# The task
The records that follow are to be transcribed in full, without their images.

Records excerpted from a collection
▽

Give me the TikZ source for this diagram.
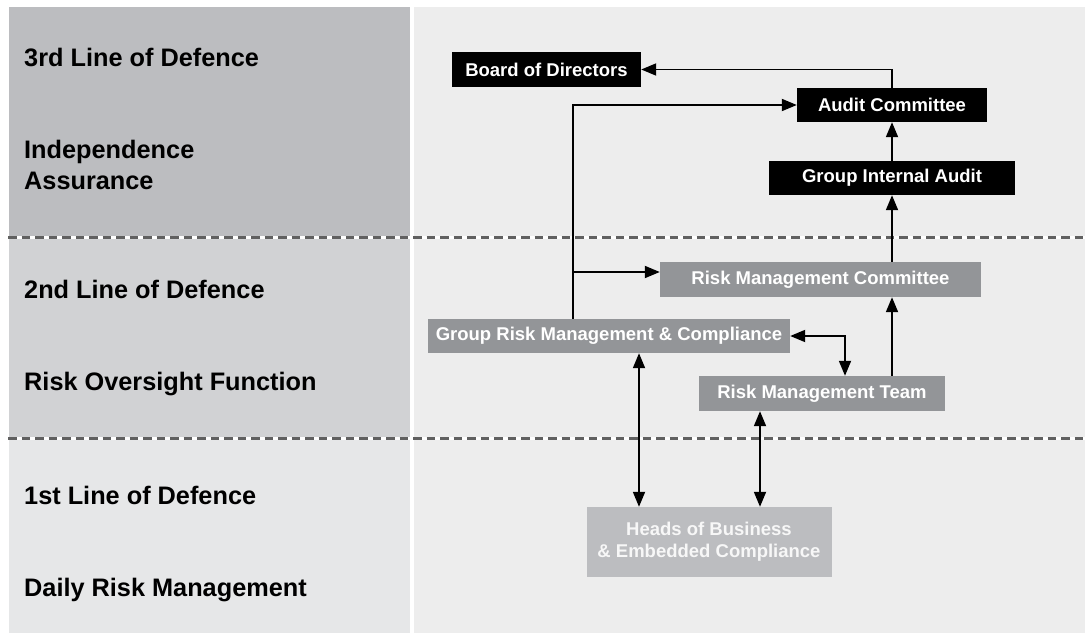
\documentclass[tikz,border=0pt]{standalone}
\usepackage{fontspec}
\setmainfont{Liberation Sans}
\usetikzlibrary{arrows.meta}
\definecolor{bandA}{HTML}{BCBDC0}
\definecolor{bandB}{HTML}{D1D2D4}
\definecolor{bandC}{HTML}{E6E7E8}
\definecolor{panel}{HTML}{EDEDED}
\definecolor{midbox}{HTML}{939598}
\definecolor{lightbox}{HTML}{BCBDC0}
\definecolor{dashcol}{HTML}{606060}
\tikzset{
  lbl/.style={anchor=base west, inner sep=0pt, font=\fontsize{25.3}{31}\selectfont\bfseries, text=black, align=left},
  box/.style={inner sep=0pt, font=\fontsize{18.5}{22}\selectfont\bfseries, text=white, align=center},
  blackbox/.style={box, fill=black},
  graybox/.style={box, fill=midbox},
  palebox/.style={box, fill=lightbox, text=white!97!black},
  conn/.style={line width=1.8pt, -{Triangle[length=15pt,width=12pt]}},
  conn2/.style={line width=1.8pt, {Triangle[length=15pt,width=12pt]}-{Triangle[length=15pt,width=12pt]}},
  sep/.style={line width=3pt, dashcol, dash pattern=on 8.5pt off 5pt}
}
\begin{document}
\begin{tikzpicture}[x=1pt,y=-1pt]
\useasboundingbox (0,0) rectangle (1085,634);
\fill[white] (0,0) rectangle (1085,634);
% panels
\fill[bandA] (9,7) rectangle (410,237);
\fill[bandB] (9,237) rectangle (410,438);
\fill[bandC] (9,438) rectangle (410,633);
\fill[panel] (414,7) rectangle (1085,633);
% separators
\draw[line width=3pt, white] (8,237) -- (1085,237);
\draw[sep] (8,237) -- (1085,237);
\draw[line width=3pt, white] (8,438) -- (1085,438);
\draw[sep] (8,438) -- (1085,438);
% left labels
\node[lbl] (l3) at (24,66.5) {3rd Line of Defence};
\node[lbl] (l3b) at (24,189) {Independence\\Assurance};
\node[lbl] (l2) at (24,298) {2nd Line of Defence};
\node[lbl] (l2b) at (24,390) {Risk Oversight Function};
\node[lbl] (l1) at (24,504) {1st Line of Defence};
\node[lbl] (l1b) at (24,596) {Daily Risk Management};
% boxes
\node[blackbox, minimum width=189pt, minimum height=35pt] (bod) at (546.5,69.5) {Board of Directors};
\node[blackbox, minimum width=190pt, minimum height=34pt] (ac) at (892,105) {Audit Committee};
\node[blackbox, minimum width=246pt, minimum height=34pt] (gia) at (892,178) {Group Internal Audit};
\node[graybox, minimum width=321pt, minimum height=35pt] (rmc) at (820.5,279.5) {Risk Management Committee};
\node[graybox, minimum width=362pt, minimum height=34pt] (grmc) at (609,336) {Group Risk Management \& Compliance};
\node[graybox, minimum width=246pt, minimum height=35pt] (rmt) at (822,393.5) {Risk Management Team};
\node[palebox, minimum width=245pt, minimum height=70pt] (hob) at (709,542) {Heads of Business\\\& Embedded Compliance};
% connectors
\draw[conn] (ac.north) |- (bod.east);
\draw[conn] ([xshift=-36pt]grmc.north) |- (ac.west);
\coordinate (j2) at ([xshift=-36pt]grmc.north |- 0,272);
\draw[conn] (j2) -- (j2 -| rmc.west);
\draw[conn] (gia.north) -- (ac.south);
\draw[conn] (gia.south |- rmc.north) -- (gia.south);
\draw[conn] (gia.south |- rmt.north) -- (gia.south |- rmc.south);
\draw[conn2] (grmc.east) -| ([xshift=23pt]rmt.north);
\draw[conn2] ([xshift=30pt]grmc.south) -- ([xshift=30pt]grmc.south |- hob.north);
\draw[conn2] ([xshift=-62pt]rmt.south) -- ([xshift=-62pt]rmt.south |- hob.north);
\end{tikzpicture}
\end{document}
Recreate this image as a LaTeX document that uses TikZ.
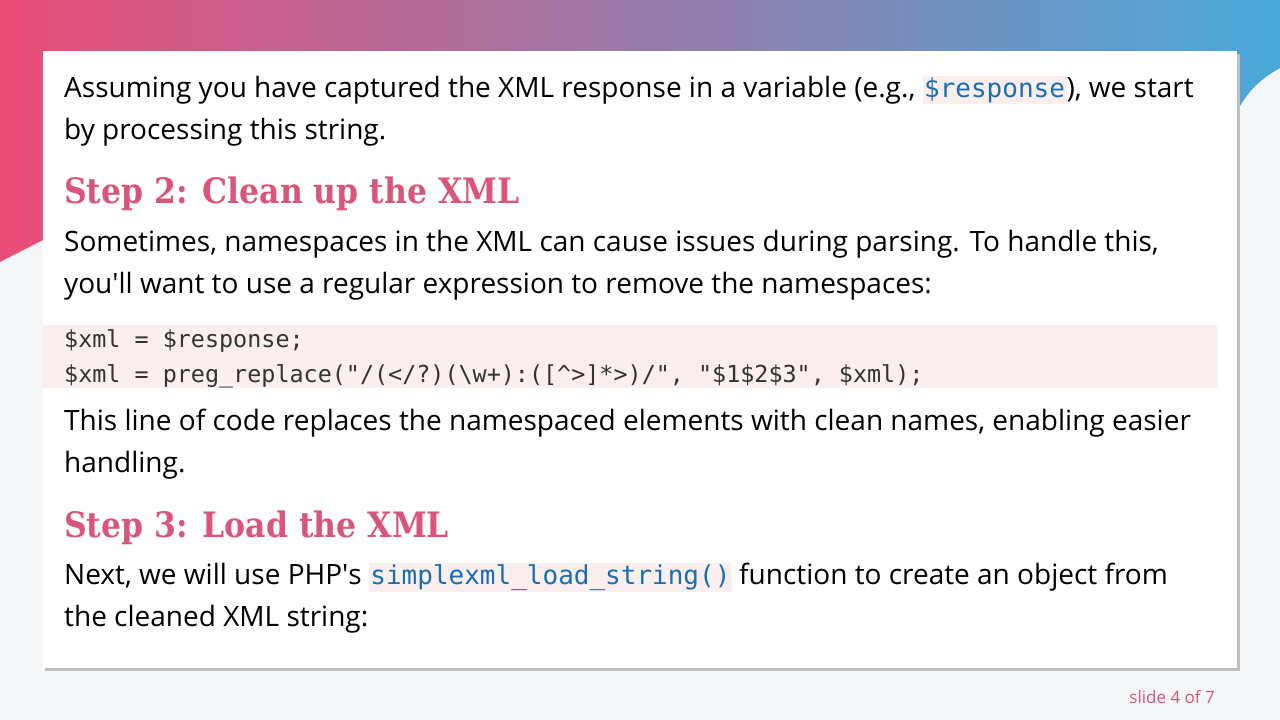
\documentclass[tikz,border=0pt]{standalone}
\usepackage{fontspec}
\setmainfont{Open Sans}
\newfontfamily\headfont{DejaVu Serif Condensed}
\setmonofont{DejaVu Sans Mono}
\definecolor{pinkc}{HTML}{EA4C77}
\definecolor{bluec}{HTML}{48A9DA}
\definecolor{headc}{HTML}{D9557A}
\definecolor{codebg}{HTML}{FBEEEE}
\definecolor{codec}{HTML}{1A6FB0}
\definecolor{pagebg}{HTML}{F4F6F8}
\newcommand{\icode}[1]{{\setlength{\fboxsep}{1.5pt}\colorbox{codebg}{\textcolor{codec}{\ttfamily\fontsize{26}{28}\selectfont #1}}}}
\tikzset{
 body/.style={anchor=base west,inner sep=0pt,font=\fontsize{28}{32}\selectfont,text=black},
 head/.style={anchor=base west,inner sep=0pt,font=\headfont\bfseries\fontsize{35}{40}\selectfont,text=headc},
 code/.style={anchor=base west,inner sep=0pt,font=\ttfamily\fontsize{23.4}{26}\selectfont,text=black!80}
}
\begin{document}
\begin{tikzpicture}[x=1pt,y=-1pt]
\useasboundingbox (0,0) rectangle (1280,720);
\fill[pagebg] (0,0) rectangle (1280,720);
\shade[left color=pinkc,right color=bluec] (0,0) -- (1280,0) -- (1280,68) .. controls (1258,80) and (1245,95) .. (1237,112) -- (43,240) -- (0,262) -- cycle;
\fill[black!25] (45,54) rectangle (1240,671);
\fill[white] (43,51) rectangle (1237,668);
\fill[codebg] (43,325) rectangle (1218,388);
\node[body] (l1) at (64,97) {Assuming you have captured the XML response in a variable (e.g., \icode{\$response}), we start};
\node[body] (l2) at (64,139) {by processing this string.};
\node[head] (h2) at (64,203) {Step 2: Clean up the XML};
\node[body] (l3) at (64,251) {Sometimes, namespaces in the XML can cause issues during parsing. To handle this,};
\node[body] (l4) at (64,293) {you\textquotesingle ll want to use a regular expression to remove the namespaces:};
\node[code] (c1) at (64,347) {\$xml = \$response;};
\node[code] (c2) at (64,382) {\$xml = preg\_replace("/(</?)(\textbackslash w+):([\textasciicircum>]*>)/", "\$1\$2\$3", \$xml);};
\node[body] (l5) at (64,430) {This line of code replaces the namespaced elements with clean names, enabling easier};
\node[body] (l6) at (64,472) {handling.};
\node[head] (h3) at (64,537) {Step 3: Load the XML};
\node[body] (l7) at (64,584) {Next, we will use PHP\textquotesingle s \icode{simplexml\_load\_string()} function to create an object from};
\node[body] (l8) at (64,626) {the cleaned XML string:};
\node[anchor=base east,inner sep=0pt,font=\fontsize{17}{20}\selectfont,text=headc] (sl) at (1215,703) {slide 4 of 7};
\end{tikzpicture}
\end{document}
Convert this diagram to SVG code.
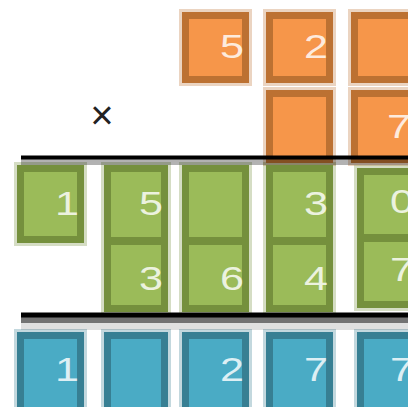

△

# Response to this task
Give me the TikZ source for this diagram.
\documentclass[tikz,border=0pt]{standalone}
\usepackage{fontspec}
\setmainfont{Liberation Sans}
\usetikzlibrary{arrows.meta}
\definecolor{bandA}{HTML}{BCBDC0}
\definecolor{bandB}{HTML}{D1D2D4}
\definecolor{bandC}{HTML}{E6E7E8}
\definecolor{panel}{HTML}{EDEDED}
\definecolor{midbox}{HTML}{939598}
\definecolor{lightbox}{HTML}{BCBDC0}
\definecolor{dashcol}{HTML}{606060}
\tikzset{
  lbl/.style={anchor=base west, inner sep=0pt, font=\fontsize{25.3}{31}\selectfont\bfseries, text=black, align=left},
  box/.style={inner sep=0pt, font=\fontsize{18.5}{22}\selectfont\bfseries, text=white, align=center},
  blackbox/.style={box, fill=black},
  graybox/.style={box, fill=midbox},
  palebox/.style={box, fill=lightbox, text=white!97!black},
  conn/.style={line width=1.8pt, -{Triangle[length=15pt,width=12pt]}},
  conn2/.style={line width=1.8pt, {Triangle[length=15pt,width=12pt]}-{Triangle[length=15pt,width=12pt]}},
  sep/.style={line width=3pt, dashcol, dash pattern=on 8.5pt off 5pt}
}
\begin{document}
\begin{tikzpicture}[x=1pt,y=-1pt]
\useasboundingbox (0,0) rectangle (1085,634);
\fill[white] (0,0) rectangle (1085,634);
% panels
\fill[bandA] (9,7) rectangle (410,237);
\fill[bandB] (9,237) rectangle (410,438);
\fill[bandC] (9,438) rectangle (410,633);
\fill[panel] (414,7) rectangle (1085,633);
% separators
\draw[line width=3pt, white] (8,237) -- (1085,237);
\draw[sep] (8,237) -- (1085,237);
\draw[line width=3pt, white] (8,438) -- (1085,438);
\draw[sep] (8,438) -- (1085,438);
% left labels
\node[lbl] (l3) at (24,66.5) {3rd Line of Defence};
\node[lbl] (l3b) at (24,189) {Independence\\Assurance};
\node[lbl] (l2) at (24,298) {2nd Line of Defence};
\node[lbl] (l2b) at (24,390) {Risk Oversight Function};
\node[lbl] (l1) at (24,504) {1st Line of Defence};
\node[lbl] (l1b) at (24,596) {Daily Risk Management};
% boxes
\node[blackbox, minimum width=189pt, minimum height=35pt] (bod) at (546.5,69.5) {Board of Directors};
\node[blackbox, minimum width=190pt, minimum height=34pt] (ac) at (892,105) {Audit Committee};
\node[blackbox, minimum width=246pt, minimum height=34pt] (gia) at (892,178) {Group Internal Audit};
\node[graybox, minimum width=321pt, minimum height=35pt] (rmc) at (820.5,279.5) {Risk Management Committee};
\node[graybox, minimum width=362pt, minimum height=34pt] (grmc) at (609,336) {Group Risk Management \& Compliance};
\node[graybox, minimum width=246pt, minimum height=35pt] (rmt) at (822,393.5) {Risk Management Team};
\node[palebox, minimum width=245pt, minimum height=70pt] (hob) at (709,542) {Heads of Business\\\& Embedded Compliance};
% connectors
\draw[conn] (ac.north) |- (bod.east);
\draw[conn] ([xshift=-36pt]grmc.north) |- (ac.west);
\coordinate (j2) at ([xshift=-36pt]grmc.north |- 0,272);
\draw[conn] (j2) -- (j2 -| rmc.west);
\draw[conn] (gia.north) -- (ac.south);
\draw[conn] (gia.south |- rmc.north) -- (gia.south);
\draw[conn] (gia.south |- rmt.north) -- (gia.south |- rmc.south);
\draw[conn2] (grmc.east) -| ([xshift=23pt]rmt.north);
\draw[conn2] ([xshift=30pt]grmc.south) -- ([xshift=30pt]grmc.south |- hob.north);
\draw[conn2] ([xshift=-62pt]rmt.south) -- ([xshift=-62pt]rmt.south |- hob.north);
\end{tikzpicture}
\end{document}
Recreate this image as a LaTeX document that uses TikZ.
\documentclass[tikz,border=0pt]{standalone}
\usepackage{fontspec}
\setmainfont{Open Sans}
\newfontfamily\headfont{DejaVu Serif Condensed}
\setmonofont{DejaVu Sans Mono}
\definecolor{pinkc}{HTML}{EA4C77}
\definecolor{bluec}{HTML}{48A9DA}
\definecolor{headc}{HTML}{D9557A}
\definecolor{codebg}{HTML}{FBEEEE}
\definecolor{codec}{HTML}{1A6FB0}
\definecolor{pagebg}{HTML}{F4F6F8}
\newcommand{\icode}[1]{{\setlength{\fboxsep}{1.5pt}\colorbox{codebg}{\textcolor{codec}{\ttfamily\fontsize{26}{28}\selectfont #1}}}}
\tikzset{
 body/.style={anchor=base west,inner sep=0pt,font=\fontsize{28}{32}\selectfont,text=black},
 head/.style={anchor=base west,inner sep=0pt,font=\headfont\bfseries\fontsize{35}{40}\selectfont,text=headc},
 code/.style={anchor=base west,inner sep=0pt,font=\ttfamily\fontsize{23.4}{26}\selectfont,text=black!80}
}
\begin{document}
\begin{tikzpicture}[x=1pt,y=-1pt]
\useasboundingbox (0,0) rectangle (1280,720);
\fill[pagebg] (0,0) rectangle (1280,720);
\shade[left color=pinkc,right color=bluec] (0,0) -- (1280,0) -- (1280,68) .. controls (1258,80) and (1245,95) .. (1237,112) -- (43,240) -- (0,262) -- cycle;
\fill[black!25] (45,54) rectangle (1240,671);
\fill[white] (43,51) rectangle (1237,668);
\fill[codebg] (43,325) rectangle (1218,388);
\node[body] (l1) at (64,97) {Assuming you have captured the XML response in a variable (e.g., \icode{\$response}), we start};
\node[body] (l2) at (64,139) {by processing this string.};
\node[head] (h2) at (64,203) {Step 2: Clean up the XML};
\node[body] (l3) at (64,251) {Sometimes, namespaces in the XML can cause issues during parsing. To handle this,};
\node[body] (l4) at (64,293) {you\textquotesingle ll want to use a regular expression to remove the namespaces:};
\node[code] (c1) at (64,347) {\$xml = \$response;};
\node[code] (c2) at (64,382) {\$xml = preg\_replace("/(</?)(\textbackslash w+):([\textasciicircum>]*>)/", "\$1\$2\$3", \$xml);};
\node[body] (l5) at (64,430) {This line of code replaces the namespaced elements with clean names, enabling easier};
\node[body] (l6) at (64,472) {handling.};
\node[head] (h3) at (64,537) {Step 3: Load the XML};
\node[body] (l7) at (64,584) {Next, we will use PHP\textquotesingle s \icode{simplexml\_load\_string()} function to create an object from};
\node[body] (l8) at (64,626) {the cleaned XML string:};
\node[anchor=base east,inner sep=0pt,font=\fontsize{17}{20}\selectfont,text=headc] (sl) at (1215,703) {slide 4 of 7};
\end{tikzpicture}
\end{document}
Convert this diagram to SVG code.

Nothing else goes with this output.